Kubeconform
Overview
The Helm backend has opt-in support for using Kubeconform as a validation tool for both Helm charts and deployments. This gives the extra confidence that the templates defined in the different charts are conformant to a Kubernetes version or specification, plus the addtional benefit of ensuring that their final version (when used in deployments) also meets that criteria.
To enable the usage of Kubeconform, first we need to activate the relevant backend in pants.toml
:
[GLOBAL]
backend_packages = [
...
"pants.backend.experimental.helm.check.kubeconform",
...
]
This will enable the kubeconform
subsystem in our workspace and enrich our helm_chart
and helm_deployment
with common fields that can be used to fine tune Kubeconform's behaviour in each of our targets.
kubeconform
Enabling the backend will add the kubeconform
subsystem in our workspace and enrich our helm_chart
and helm_deployment
with common fields that can be used to fine tune Kubeconform's behaviour in each of our targets. Please run pants help kubeconform
as well as pants help helm_chart
/pants help helm_deployment
after enabling the backend to consult the different configuration settings.

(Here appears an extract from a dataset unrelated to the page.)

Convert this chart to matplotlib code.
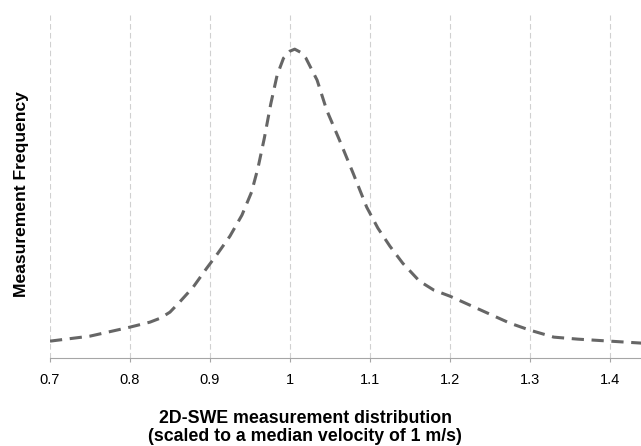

Validating charts and deployments
After enabling the backend, we can run the check
goal in both helm_chart
and helm_deployment
targets as we please:
❯ pants check ::
The check always happens in the rendered form of the Helm chart in question. In the case of helm_chart
targets, the chart will be rendered as has been defined, using the default companion values.yaml
(or values.yml
) file defined for the chart.
For helm_deployment
targets, the referenced chart will be rendered using the deployment sources and other settings like inline values, etc. This will also include all post-renderers defined for that given deployment (in case any has been defined). The effect this has is that running pants check src/helm/mydeployment
requires a bit more of work under the hood than checking a standalone chart.
You can use the skip_kubeconform
field in both helm_chart
or helm_deployment
to prevent running it against a given target in case you consider it to be a redundant check.
On a workspace that contains both helm_deployment
and helm_chart
targets is easy to consider that checking the charts is a redundant task as doing it so on the deployment is effectively the same. This is a safe assumption as long as you don't publish your charts to be consumed elsewhere. For that specific case we recommend also checking the standalone chart as that gives assurance that the chart package itself is sound.
Regardless of that, running Kubeconform on a standalone chart is a pretty lightweight operation so unless you are facing extremelly long build times, better to not skip it.